I read the relevant papers, went through many explanations of how transformers work.
Often those explanations spend thousands of words to explain attention at the word level, and then just say a few words about "oh and with multiple attention heads, it focuses on different aspects, and then multiple layers, and then, magic!".
What's happening in those other aspects, what are they? Are there papers that peruse what kind of concepts the model is actually building/learning in those heads and layers?
There are large teams who spend months tuning those models. Do those teams have access to those internal concepts that the model built up and organized? Is any of this work public?
In computer vision and CNNs, I recall seeing a paper once that showed that each layer of the network was learning a higher level feature than the layer before it (as an inaccurate example: first layer learns edges, second layer learns shapes, third layer texture, forth layer objects, etc, and they show you the eigenvectors of each as representatives).
E.g.
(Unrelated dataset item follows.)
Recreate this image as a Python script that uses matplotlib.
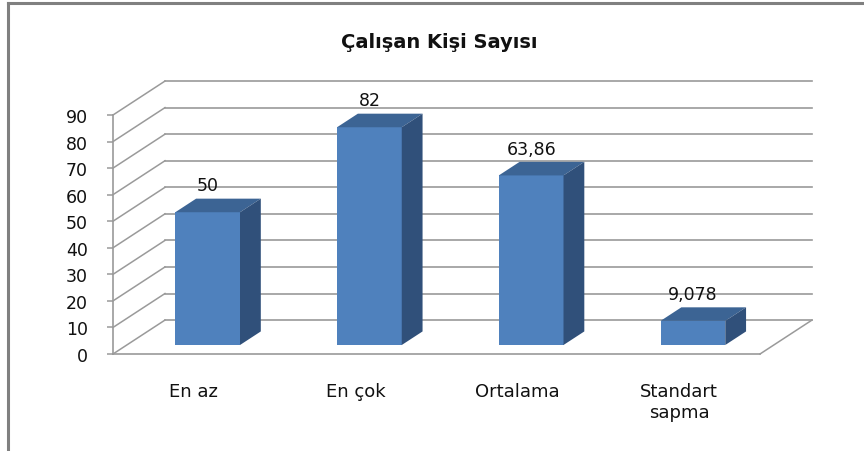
import matplotlib
matplotlib.use('Agg')
import matplotlib.pyplot as plt
from matplotlib.patches import Polygon
from matplotlib.lines import Line2D

# veriler
categories = ['En az', 'En çok', 'Ortalama', 'Standart\nsapma']
values = [50, 82, 63.86, 9.078]
value_labels = ['50', '82', '63,86', '9,078']
y_ticks = [0, 10, 20, 30, 40, 50, 60, 70, 80, 90]
title = 'Çalışan Kişi Sayısı'

# 3B görünüm ayarları (veri birimleri)
DX, DY = 0.3215, 12.78      # tam derinlik kayması
T0, T1 = 0.265, 0.665       # çubuk ön / arka derinliği
BAR_W = 0.40
FRONT = '#4F81BD'
TOP = '#3C6494'
SIDE = '#30507A'
GRID = '#9a9a9a'

W, H = 864, 452
fig = plt.figure(figsize=(W / 100, H / 100), dpi=100)

# dış çerçeve (üst ve sol)
fig.add_artist(Line2D([8 / W, 8 / W], [0, 1 - 4 / H], transform=fig.transFigure,
                      color='#808080', lw=2.2))
fig.add_artist(Line2D([8 / W, 1], [1 - 4 / H, 1 - 4 / H], transform=fig.transFigure,
                      color='#808080', lw=2.2))

ax = fig.add_axes([113 / W, 1 - 355 / H, (760 - 113) / W, (355 - 116) / H])
ax.set_xlim(-0.5, 3.5)
ax.set_ylim(0, 90)
ax.patch.set_visible(False)
for s in ['top', 'right']:
    ax.spines[s].set_visible(False)
for s in ['left', 'bottom']:
    ax.spines[s].set_color(GRID)
    ax.spines[s].set_linewidth(1.2)

x0, x1 = ax.get_xlim()

# sol duvar ve arka duvar ızgara çizgileri
for v in y_ticks:
    ax.plot([x0, x0 + DX], [v, v + DY], color=GRID, lw=1.1, clip_on=False, zorder=1)
    ax.plot([x0 + DX, x1 + DX], [v + DY, v + DY], color=GRID, lw=1.2, clip_on=False, zorder=1)
# zemin sağ kenarı
ax.plot([x1, x1 + DX], [0, DY], color=GRID, lw=1.1, clip_on=False, zorder=1)

# çubuklar
bdx = (T1 - T0) * DX
bdy = (T1 - T0) * DY
base = T0 * DY
xs = [i + T0 * DX for i in range(len(values))]
ax.bar(xs, values, width=BAR_W, bottom=base, color=FRONT, zorder=3, clip_on=False)
for xc, v, lab in zip(xs, values, value_labels):
    xl, xr = xc - BAR_W / 2, xc + BAR_W / 2
    top = v + base
    ax.add_patch(Polygon([(xl, top), (xr, top), (xr + bdx, top + bdy), (xl + bdx, top + bdy)],
                         closed=True, facecolor=TOP, edgecolor='none', zorder=3, clip_on=False))
    ax.add_patch(Polygon([(xr, base), (xr, top), (xr + bdx, top + bdy), (xr + bdx, base + bdy)],
                         closed=True, facecolor=SIDE, edgecolor='none', zorder=3, clip_on=False))
    ax.text(xc, top + bdy + 5.0, lab, ha='center', va='center', fontsize=12.5,
            color='#111111', zorder=4, clip_on=False)

# eksenler
ax.set_yticks(y_ticks)
ax.set_yticklabels([str(t) for t in y_ticks])
ax.tick_params(axis='y', length=4, width=1.1, color=GRID, pad=14, labelsize=12.5,
               labelcolor='#111111')
ax.set_xticks(range(len(categories)))
ax.set_xticklabels(categories)
ax.tick_params(axis='x', length=0, pad=20, labelsize=13, labelcolor='#111111')

fig.text(439 / W, 1 - 42 / H, title, ha='center', va='center', fontsize=14,
         fontweight='bold', color='#111111')

fig.savefig('out.png', dpi=100)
I asked ChatGPT to tell me a joke about a table in a sundress in the voice of a famous stoic person. And by its response, it adequately "understands" what that person's style sounds like, basic humor, the concept of clothing and mapping that to an inanimate object (punchline: "I figured if a chair can wear a seat cushion, why can't I wear a sundress?"),...
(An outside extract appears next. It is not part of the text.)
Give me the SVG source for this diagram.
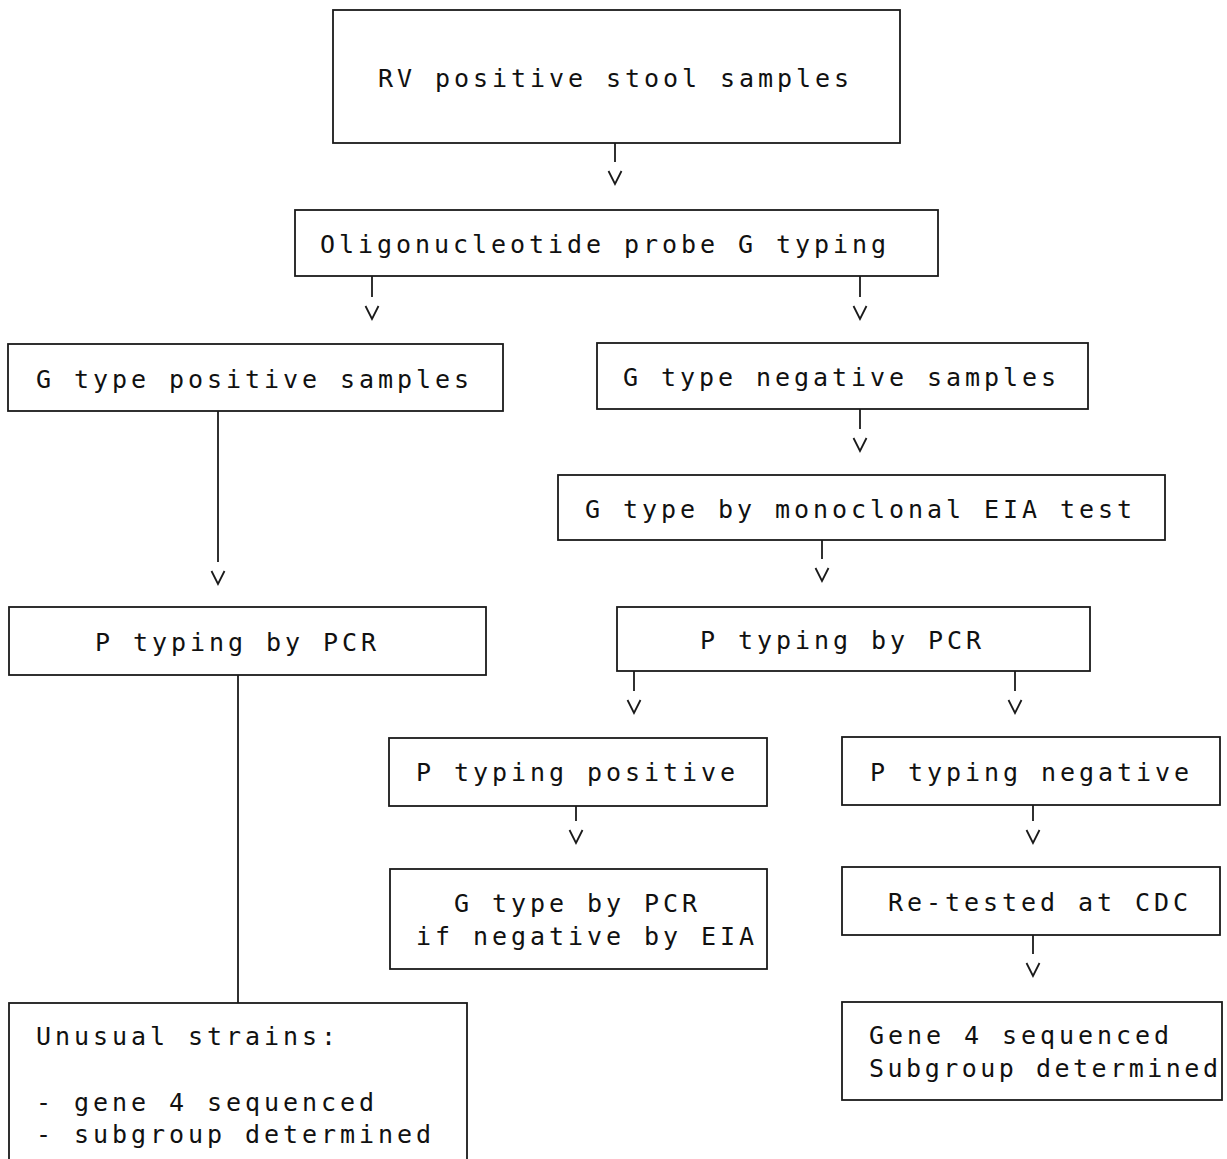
<svg xmlns="http://www.w3.org/2000/svg" width="1227" height="1159" viewBox="0 0 1227 1159">
<defs>
<style>
.box{fill:none;stroke:#1a1a1a;stroke-width:1.8}
.t{font-family:"DejaVu Sans Mono","Liberation Mono",monospace;font-size:25px;letter-spacing:3.95px;fill:#111}
.ln{fill:none;stroke:#1a1a1a;stroke-width:1.8}
</style>
<marker id="v" markerUnits="userSpaceOnUse" markerWidth="20" markerHeight="30" viewBox="-10 0 20 30" refX="0" refY="0" orient="0" overflow="visible">
<polyline points="-6.5,9 0,22 6.5,9" fill="none" stroke="#1a1a1a" stroke-width="1.8"/>
</marker>
</defs>
<rect width="1227" height="1159" fill="#fff"/>
<g id="connectors">
<line class="ln" x1="615" y1="143" x2="615" y2="162" marker-end="url(#v)"/>
<line class="ln" x1="372" y1="276" x2="372" y2="297" marker-end="url(#v)"/>
<line class="ln" x1="860" y1="276" x2="860" y2="297" marker-end="url(#v)"/>
<line class="ln" x1="218" y1="411" x2="218" y2="562" marker-end="url(#v)"/>
<line class="ln" x1="860" y1="409" x2="860" y2="429" marker-end="url(#v)"/>
<line class="ln" x1="822" y1="540" x2="822" y2="559" marker-end="url(#v)"/>
<line class="ln" x1="634" y1="671" x2="634" y2="691" marker-end="url(#v)"/>
<line class="ln" x1="1015" y1="671" x2="1015" y2="691" marker-end="url(#v)"/>
<line class="ln" x1="576" y1="806" x2="576" y2="821" marker-end="url(#v)"/>
<line class="ln" x1="1033" y1="805" x2="1033" y2="821" marker-end="url(#v)"/>
<line class="ln" x1="1033" y1="935" x2="1033" y2="954" marker-end="url(#v)"/>
<line class="ln" x1="238" y1="675" x2="238" y2="1003"/>
</g>
<g id="n1"><rect class="box" x="333" y="10" width="567" height="133"/><text class="t" x="378" y="87">RV positive stool samples</text></g>
<g id="n2"><rect class="box" x="295" y="210" width="643" height="66"/><text class="t" x="320" y="253">Oligonucleotide probe G typing</text></g>
<g id="n3"><rect class="box" x="8" y="344" width="495" height="67"/><text class="t" x="36" y="388">G type positive samples</text></g>
<g id="n4"><rect class="box" x="597" y="343" width="491" height="66"/><text class="t" x="623" y="386">G type negative samples</text></g>
<g id="n5"><rect class="box" x="558" y="475" width="607" height="65"/><text class="t" x="585" y="518">G type by monoclonal EIA test</text></g>
<g id="n6"><rect class="box" x="617" y="607" width="473" height="64"/><text class="t" x="700" y="649">P typing by PCR</text></g>
<g id="n7"><rect class="box" x="9" y="607" width="477" height="68"/><text class="t" x="95" y="651">P typing by PCR</text></g>
<g id="n8"><rect class="box" x="389" y="738" width="378" height="68"/><text class="t" x="416" y="781">P typing positive</text></g>
<g id="n9"><rect class="box" x="842" y="737" width="378" height="68"/><text class="t" x="870" y="781">P typing negative</text></g>
<g id="n10"><rect class="box" x="390" y="869" width="377" height="100"/><text class="t" x="454" y="912">G type by PCR</text><text class="t" x="416" y="945">if negative by EIA</text></g>
<g id="n11"><rect class="box" x="842" y="867" width="378" height="68"/><text class="t" x="888" y="911">Re-tested at CDC</text></g>
<g id="n12"><rect class="box" x="842" y="1002" width="380" height="98"/><text class="t" x="869" y="1044">Gene 4 sequenced</text><text class="t" x="869" y="1077" style="letter-spacing:3.5px">Subgroup determined</text></g>
<g id="n13"><rect class="box" x="9" y="1003" width="458" height="170"/><text class="t" x="36" y="1045">Unusual strains:</text><text class="t" x="36" y="1111">- gene 4 sequenced</text><text class="t" x="36" y="1143">- subgroup determined</text></g>
</svg>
(Obviously this is a tame example, but serves its purpose for the discussion).
> There are large teams who spend months tuning those models. Do those teams have access to those internal concepts that the model built up and organized? Is any of this work public?
See: https://openai.com/research/language-models-can-explain-neur...
My understanding: Generally, the models are compressing their understanding of all text, and in doing so, they're learning high order concepts that allow their compression of all the text they were fed during pre-training to be a better compression - more compressed, and less loss.